“When I was young, I thought it was all about the money. And I was right. It was.” – Mike Marks
Mike Marks of Indian River Consulting Group summed it up nicely during his opening presentation at the Profit and Productivity Summit for Distributors this week in Chicago.
The goal of this event is to look at profitability holistically: How can distributors strengthen their bottom line through not only better pricing, but better buying, a more productive workforce and smarter technology?
Marks focused on the productivity of one of distributors’ biggest assets: their sales forces. The current state of distributors’ sales forces is:
- They are geographically based serving an established set of customers.
- They are incentivized on gross margin, getting to “eat what they kill.”
- They negotiate or influence pricing with customers.
- They receive some clerical, admin and counter support from others.
Most industrial distributors have a customer repurchase rate of over 85%, meaning most of what customers are buying doesn’t need to be sold to them. That results in sales reps spending much of their time market-serving vs. market-making.
To counter this, the emerging state of sales, according to Marks, needs to be:
- Field reps have a defined set of customers that often change.
- Field reps focused on market-making rather than market-serving.
- The leveraging of data to migrate up the customer value chain, increasing switching costs.
- Digitally enhanced processes that provide rich insights and reduced friction in the customer experience.

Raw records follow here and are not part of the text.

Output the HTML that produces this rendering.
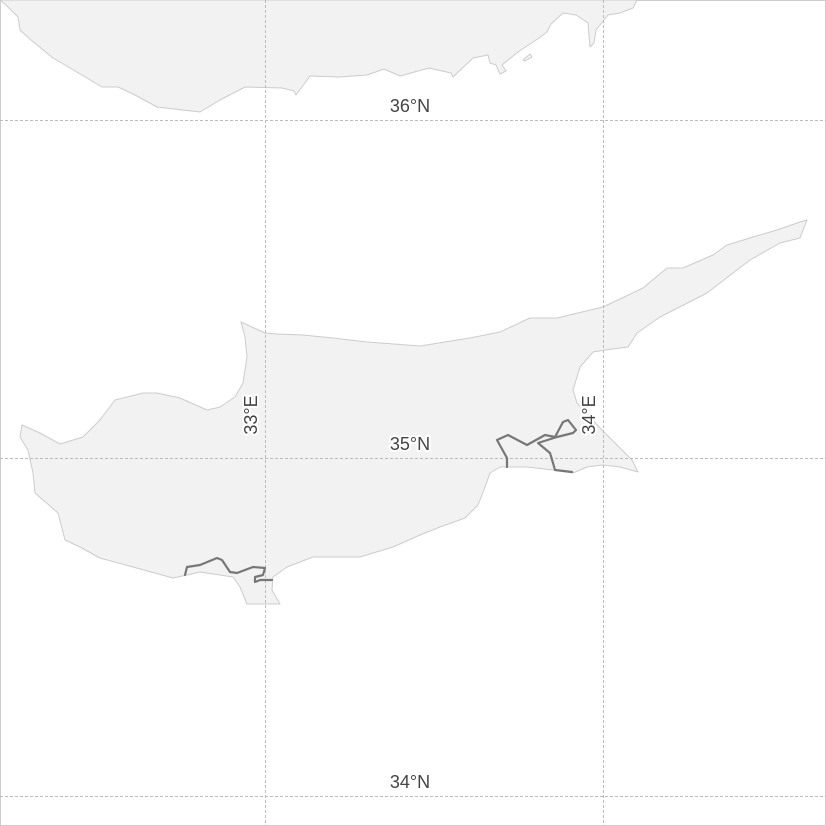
<!DOCTYPE html>
<html><head><meta charset="utf-8"><style>
html,body{margin:0;padding:0;background:#fff}
svg{display:block}
text{font-family:"Liberation Sans Narrow","Liberation Sans",sans-serif;font-size:18px;fill:#444}
.halo{stroke:#fff;stroke-width:4px;paint-order:stroke;stroke-linejoin:round}
path{stroke-linejoin:round;stroke-linecap:round}
</style></head><body>
<svg id="map" width="826" height="826" viewBox="0 0 826 826">
<rect x="0.5" y="0.5" width="825" height="825" fill="#fff" stroke="#ccc"/>
<path fill="#f2f2f2" stroke="#ccc" stroke-width="1" d="M0,0 L6,5 L18,17 L20,30 L31,40 L53,58 L65,65 L102,87 L118,87 L135,95 L157,107 L200,112 L220,100 L245,87 L282,88 L294,91 L296,95 L310,76 L339,77 L367,75 L384,69 L400,76 L429,68 L451,73 L453,77 L473,58 L488,55 L490,63 L496,65 L500,74 L506,71 L502,65 L518,52 L539,38 L547,32 L551,24 L563,13 L576,15 L588,23 L590,47 L594,43 L596,30 L608,15 L620,13 L633,8 L637,0 Z"/>
<path fill="#f2f2f2" stroke="#ccc" d="M523,60 L530,54 L532,57 L525,61 Z"/>
<path fill="#f2f2f2" stroke="#ccc" stroke-width="1" d="M241,322 L265,333 L277,334 L303,335 L333,338 L367,342 L420,346 L470,338 L500,332 L530,318 L557,318 L603,307 L643,288 L667,268 L683,268 L713,255 L727,245 L753,237 L777,230 L800,222 L807,220 L800,238 L780,243 L750,260 L733,273 L707,293 L660,317 L637,333 L628,347 L605,350 L593,352 L580,367 L573,390 L577,403 L602,430 L617,445 L632,460 L638,472 L620,467 L603,465 L587,467 L573,473 L553,470 L527,467 L500,467 L490,473 L485,487 L478,505 L465,518 L440,527 L420,535 L393,547 L360,557 L313,557 L287,567 L273,577 L272,590 L280,604 L247,604 L240,587 L233,577 L200,572 L187,575 L173,578 L133,567 L100,558 L80,547 L65,540 L58,513 L35,493 L33,473 L28,450 L20,437 L22,425 L40,433 L60,444 L83,437 L100,420 L115,400 L143,393 L157,393 L180,398 L207,410 L220,407 L235,397 L243,383 L247,357 L245,337 Z"/>
<g id="grid"></g>
<path fill="none" stroke="#777" stroke-width="2.2" d="M185,575 L187,567 L200,565 L217,558 L222,560 L230,572 L237,573 L253,567 L265,568 L263,575 L255,577 L255,582 L260,580 L272,580"/>
<path fill="none" stroke="#777" stroke-width="2.2" d="M507,467 L507,458 L497,440 L508,435 L527,445 L545,435 L555,437 L563,422 L568,420 L576,430 L573,433 L557,437 L538,443 L550,453 L553,463 L555,470 L572,472"/>
<g id="labels"></g>
</svg>
<script>
const lonTicks=[33,34];
const latTicks=[36,35,34];
const lonLabels=["33°E","34°E"];
const latLabels=["36°N","35°N","34°N"];
const px=338;
function xOf(lon){return 265+(lon-33)*px;}
function yOf(lat){return 458-(lat-35)*px;}
const NS="http://www.w3.org/2000/svg";
const g=document.getElementById('grid'),L=document.getElementById('labels');
lonTicks.forEach((v,i)=>{
  const l=document.createElementNS(NS,'line');
  
  
  const x=xOf(v)+0.5;
  l.setAttribute('x1',x);l.setAttribute('x2',x);l.setAttribute('y1',0);l.setAttribute('y2',826);
  l.setAttribute('stroke','#bbb');l.setAttribute('stroke-dasharray','3,2');
  g.appendChild(l);
  const t=document.createElementNS(NS,'text');
  
  
  t.setAttribute('class','halo');
  t.setAttribute('text-anchor','middle');
  t.setAttribute('transform','translate('+(xOf(v)-8)+',415) rotate(-90)');
  t.textContent=lonLabels[i];
  L.appendChild(t);
});
latTicks.forEach((v,i)=>{
  const l=document.createElementNS(NS,'line');
  
  
  const y=yOf(v)+0.5;
  l.setAttribute('x1',0);l.setAttribute('x2',826);l.setAttribute('y1',y);l.setAttribute('y2',y);
  l.setAttribute('stroke','#bbb');l.setAttribute('stroke-dasharray','3,2');
  g.appendChild(l);
  const t=document.createElementNS(NS,'text');
  
  
  t.setAttribute('class','halo');
  t.setAttribute('text-anchor','middle');
  t.setAttribute('x',410);t.setAttribute('y',yOf(v)-8);
  t.textContent=latLabels[i];
  L.appendChild(t);
});
</script>
</body></html>
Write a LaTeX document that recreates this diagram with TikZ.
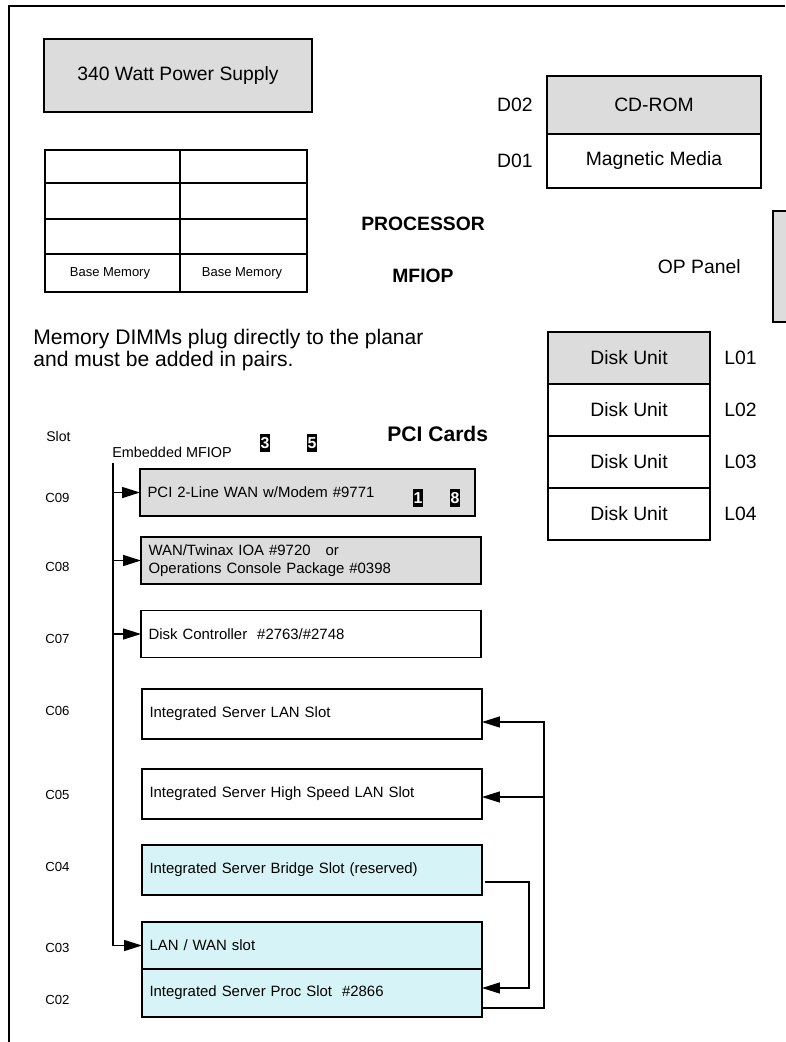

This includes AI-powered selling, from simple automation to technology playing an active role on the sales team.
The result: greater productivity across the board and releasing sales reps to proactively take share.
“I want you to be boringly reliable,” Marks said. “You don’t need your sales reps to be doing heroic recoveries.”
Here are the other takeaways from the first 24 hours of the conference:
Distributors need to reduce their losses on money-losing accounts.
According to Randy MacLean of Waypoint Analytics, distributors are facing margin pressure from:
- Rising labor costs
- Fluctuating interest rates
- An aging workforce (“It’s not bad if you’re capitalizing on it. But if you’re not, it won’t translate to greater profits.”)
- A mature market
- Small orders
On average, MacLean said, around 60% of distributors’ invoices lose money. You won’t ever get down to 0. But a “reduction in losses is the same as an increase in profits.”
Distributors can’t sell their way to profitability, he said. Instead, distributors need to focus on what they can control. Among other tactics, they can:
- Reprice small money-losing accounts.
- Work with your customers and team to reduce the number of small orders.
- Evaluate value-added services. Where can you add fees? MacLean has seen some distributors be successful with delivery fees, for example.
- Set minimum order quantities.
Losing money is only sustainable for so long. “If you don’t get on top of this, you won’t make it,” MacLean said.
Distributors’ visibility into profitability is greater than it’s ever been.
Because we now have access to historical data and modern analytics, distributors can closely examine their data to uncover opportunities to increase their bottom line. “There’s no excuse to not chase the profit leaks,” said Scott Sinning, who oversaw pricing at electrical distributor Graybar for much of his career and now helps other distributors improve pricing.
He spoke on the panel, “What I Wish I Knew About Driving Profits 20 Years Ago.”
“Every distributor leaves money on the table,” he said. “What matters is how much and whether you can see it.”
A pricing initiative won’t succeed if your team isn’t onboard.
It’s easier said than done to say that distributors can implement a strategic pricing initiative and expect it will have immediate impact. The truth is: Without your team onboard, you won’t get far. And they are often less afraid of their boss than they are of the customer, said Abhi Singh, who joined Sinning on the panel. Singh is the principal of LMS Strategies and has spent his career in distribution operations for companies like HD Supply and White Cap.
The good news: Distributors can give their reps permission to say no and the right support and tools to follow through. Establishing a culture that values profitability, not just volume, requires strong leadership and change management.
The front lines need to understand why a price is what it is. “Why are we worth more?” Singh said.
They also need to know what’s in it for them, Sinning said. Better pricing processes can save reps time and make them more money.
Distributors have more control over their profitability than they think.
“We sell the same product everyone else does.”
And that means distributors don’t have the power to charge more. That’s the myth that William Humsi of pricing consultancy Simon-Kucher opened his session on the first day of the conference. Actually, he said, distributors have more control than they think to capture the value they are delivering.
The disconnect comes when distributors try to identify what customers care about.
It turns out that their customers usually don’t value price first. In line with what DSG has seen with the surveys we’ve done of distributors’ customers, Humsi shared data that showed that price often lands behind product availability, ease of ordering, product quality, lead times, and customer services and support as most important in the buying decision.
High-performing companies clarify and measure the value they offer customers, he said, segmenting customers based on their needs and willingness to pay. Distributors can also pull levers like freight based on what customers value most.
“Understand your customers’ stories and what matters to them,” he said. That’s where you’ll find the power to derive value from a transaction. “You can’t talk about price without talking about value,” he said.